- _Material provided_:

□ □ □

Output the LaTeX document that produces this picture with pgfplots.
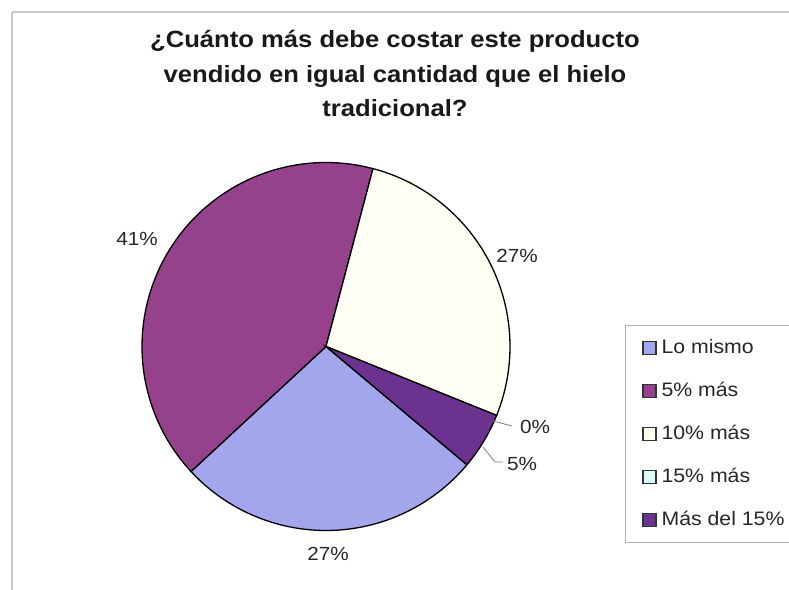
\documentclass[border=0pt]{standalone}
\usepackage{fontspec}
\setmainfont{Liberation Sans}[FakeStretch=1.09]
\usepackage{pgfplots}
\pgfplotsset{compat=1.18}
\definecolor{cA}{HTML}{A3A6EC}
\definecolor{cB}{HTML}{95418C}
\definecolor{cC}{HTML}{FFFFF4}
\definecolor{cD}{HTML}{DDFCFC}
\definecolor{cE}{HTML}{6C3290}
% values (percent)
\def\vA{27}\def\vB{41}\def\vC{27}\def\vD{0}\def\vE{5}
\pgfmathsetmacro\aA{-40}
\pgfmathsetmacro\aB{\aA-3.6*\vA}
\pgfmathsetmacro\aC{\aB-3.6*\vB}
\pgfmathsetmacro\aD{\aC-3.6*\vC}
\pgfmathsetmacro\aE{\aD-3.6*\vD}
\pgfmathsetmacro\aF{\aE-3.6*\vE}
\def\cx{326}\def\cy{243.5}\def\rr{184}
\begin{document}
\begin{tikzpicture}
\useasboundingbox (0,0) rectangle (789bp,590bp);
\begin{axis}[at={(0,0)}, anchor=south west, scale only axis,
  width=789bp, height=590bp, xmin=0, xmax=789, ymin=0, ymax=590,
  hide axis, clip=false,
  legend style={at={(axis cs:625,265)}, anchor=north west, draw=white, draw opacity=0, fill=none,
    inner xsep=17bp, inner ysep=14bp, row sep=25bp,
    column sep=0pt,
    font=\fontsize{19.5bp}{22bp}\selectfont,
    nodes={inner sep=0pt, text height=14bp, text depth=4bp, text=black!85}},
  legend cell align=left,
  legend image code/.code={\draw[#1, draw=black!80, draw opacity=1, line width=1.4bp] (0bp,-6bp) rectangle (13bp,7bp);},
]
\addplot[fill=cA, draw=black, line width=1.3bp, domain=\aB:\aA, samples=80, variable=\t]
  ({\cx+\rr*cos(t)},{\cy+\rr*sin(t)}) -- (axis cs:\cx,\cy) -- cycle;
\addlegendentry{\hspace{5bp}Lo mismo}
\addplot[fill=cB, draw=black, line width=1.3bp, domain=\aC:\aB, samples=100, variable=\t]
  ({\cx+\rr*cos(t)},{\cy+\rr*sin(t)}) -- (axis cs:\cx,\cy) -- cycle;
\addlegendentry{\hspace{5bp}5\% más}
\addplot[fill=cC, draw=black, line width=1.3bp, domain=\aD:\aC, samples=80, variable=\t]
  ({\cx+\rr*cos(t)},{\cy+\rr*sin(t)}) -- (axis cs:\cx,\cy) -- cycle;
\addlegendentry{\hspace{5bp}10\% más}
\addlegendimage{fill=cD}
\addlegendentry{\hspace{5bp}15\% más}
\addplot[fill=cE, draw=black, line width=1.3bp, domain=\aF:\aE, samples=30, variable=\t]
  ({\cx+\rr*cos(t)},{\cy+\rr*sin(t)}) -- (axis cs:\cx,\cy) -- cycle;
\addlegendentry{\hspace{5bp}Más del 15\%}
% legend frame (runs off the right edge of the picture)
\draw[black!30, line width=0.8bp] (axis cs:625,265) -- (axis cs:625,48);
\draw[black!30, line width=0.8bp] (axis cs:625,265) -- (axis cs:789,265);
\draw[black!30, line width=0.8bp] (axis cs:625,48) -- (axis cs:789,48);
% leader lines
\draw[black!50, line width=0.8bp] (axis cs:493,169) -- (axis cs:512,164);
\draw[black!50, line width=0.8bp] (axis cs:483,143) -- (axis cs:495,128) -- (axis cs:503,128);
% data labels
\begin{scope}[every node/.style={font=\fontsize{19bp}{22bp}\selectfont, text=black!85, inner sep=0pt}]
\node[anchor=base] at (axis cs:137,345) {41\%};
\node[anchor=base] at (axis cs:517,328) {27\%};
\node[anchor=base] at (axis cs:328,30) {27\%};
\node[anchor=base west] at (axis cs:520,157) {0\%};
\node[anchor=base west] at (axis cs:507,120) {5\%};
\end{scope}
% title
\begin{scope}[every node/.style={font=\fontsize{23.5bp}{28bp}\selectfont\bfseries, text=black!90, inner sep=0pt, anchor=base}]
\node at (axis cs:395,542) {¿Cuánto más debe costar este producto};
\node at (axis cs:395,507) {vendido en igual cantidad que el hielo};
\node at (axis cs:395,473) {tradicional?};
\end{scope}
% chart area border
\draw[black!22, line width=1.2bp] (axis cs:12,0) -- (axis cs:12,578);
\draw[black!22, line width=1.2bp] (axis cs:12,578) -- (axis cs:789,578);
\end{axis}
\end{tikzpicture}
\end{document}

□ □ □

- _Task_: Omit the pictures and reproduce the listing exactly.

- _Written response_:
Output the LaTeX document that produces this picture with pgfplots.
\documentclass[border=0pt]{standalone}
\usepackage{fontspec}
\setmainfont{Liberation Sans}[FakeStretch=1.09]
\usepackage{pgfplots}
\pgfplotsset{compat=1.18}
\definecolor{cA}{HTML}{A3A6EC}
\definecolor{cB}{HTML}{95418C}
\definecolor{cC}{HTML}{FFFFF4}
\definecolor{cD}{HTML}{DDFCFC}
\definecolor{cE}{HTML}{6C3290}
% values (percent)
\def\vA{27}\def\vB{41}\def\vC{27}\def\vD{0}\def\vE{5}
\pgfmathsetmacro\aA{-40}
\pgfmathsetmacro\aB{\aA-3.6*\vA}
\pgfmathsetmacro\aC{\aB-3.6*\vB}
\pgfmathsetmacro\aD{\aC-3.6*\vC}
\pgfmathsetmacro\aE{\aD-3.6*\vD}
\pgfmathsetmacro\aF{\aE-3.6*\vE}
\def\cx{326}\def\cy{243.5}\def\rr{184}
\begin{document}
\begin{tikzpicture}
\useasboundingbox (0,0) rectangle (789bp,590bp);
\begin{axis}[at={(0,0)}, anchor=south west, scale only axis,
  width=789bp, height=590bp, xmin=0, xmax=789, ymin=0, ymax=590,
  hide axis, clip=false,
  legend style={at={(axis cs:625,265)}, anchor=north west, draw=white, draw opacity=0, fill=none,
    inner xsep=17bp, inner ysep=14bp, row sep=25bp,
    column sep=0pt,
    font=\fontsize{19.5bp}{22bp}\selectfont,
    nodes={inner sep=0pt, text height=14bp, text depth=4bp, text=black!85}},
  legend cell align=left,
  legend image code/.code={\draw[#1, draw=black!80, draw opacity=1, line width=1.4bp] (0bp,-6bp) rectangle (13bp,7bp);},
]
\addplot[fill=cA, draw=black, line width=1.3bp, domain=\aB:\aA, samples=80, variable=\t]
  ({\cx+\rr*cos(t)},{\cy+\rr*sin(t)}) -- (axis cs:\cx,\cy) -- cycle;
\addlegendentry{\hspace{5bp}Lo mismo}
\addplot[fill=cB, draw=black, line width=1.3bp, domain=\aC:\aB, samples=100, variable=\t]
  ({\cx+\rr*cos(t)},{\cy+\rr*sin(t)}) -- (axis cs:\cx,\cy) -- cycle;
\addlegendentry{\hspace{5bp}5\% más}
\addplot[fill=cC, draw=black, line width=1.3bp, domain=\aD:\aC, samples=80, variable=\t]
  ({\cx+\rr*cos(t)},{\cy+\rr*sin(t)}) -- (axis cs:\cx,\cy) -- cycle;
\addlegendentry{\hspace{5bp}10\% más}
\addlegendimage{fill=cD}
\addlegendentry{\hspace{5bp}15\% más}
\addplot[fill=cE, draw=black, line width=1.3bp, domain=\aF:\aE, samples=30, variable=\t]
  ({\cx+\rr*cos(t)},{\cy+\rr*sin(t)}) -- (axis cs:\cx,\cy) -- cycle;
\addlegendentry{\hspace{5bp}Más del 15\%}
% legend frame (runs off the right edge of the picture)
\draw[black!30, line width=0.8bp] (axis cs:625,265) -- (axis cs:625,48);
\draw[black!30, line width=0.8bp] (axis cs:625,265) -- (axis cs:789,265);
\draw[black!30, line width=0.8bp] (axis cs:625,48) -- (axis cs:789,48);
% leader lines
\draw[black!50, line width=0.8bp] (axis cs:493,169) -- (axis cs:512,164);
\draw[black!50, line width=0.8bp] (axis cs:483,143) -- (axis cs:495,128) -- (axis cs:503,128);
% data labels
\begin{scope}[every node/.style={font=\fontsize{19bp}{22bp}\selectfont, text=black!85, inner sep=0pt}]
\node[anchor=base] at (axis cs:137,345) {41\%};
\node[anchor=base] at (axis cs:517,328) {27\%};
\node[anchor=base] at (axis cs:328,30) {27\%};
\node[anchor=base west] at (axis cs:520,157) {0\%};
\node[anchor=base west] at (axis cs:507,120) {5\%};
\end{scope}
% title
\begin{scope}[every node/.style={font=\fontsize{23.5bp}{28bp}\selectfont\bfseries, text=black!90, inner sep=0pt, anchor=base}]
\node at (axis cs:395,542) {¿Cuánto más debe costar este producto};
\node at (axis cs:395,507) {vendido en igual cantidad que el hielo};
\node at (axis cs:395,473) {tradicional?};
\end{scope}
% chart area border
\draw[black!22, line width=1.2bp] (axis cs:12,0) -- (axis cs:12,578);
\draw[black!22, line width=1.2bp] (axis cs:12,578) -- (axis cs:789,578);
\end{axis}
\end{tikzpicture}
\end{document}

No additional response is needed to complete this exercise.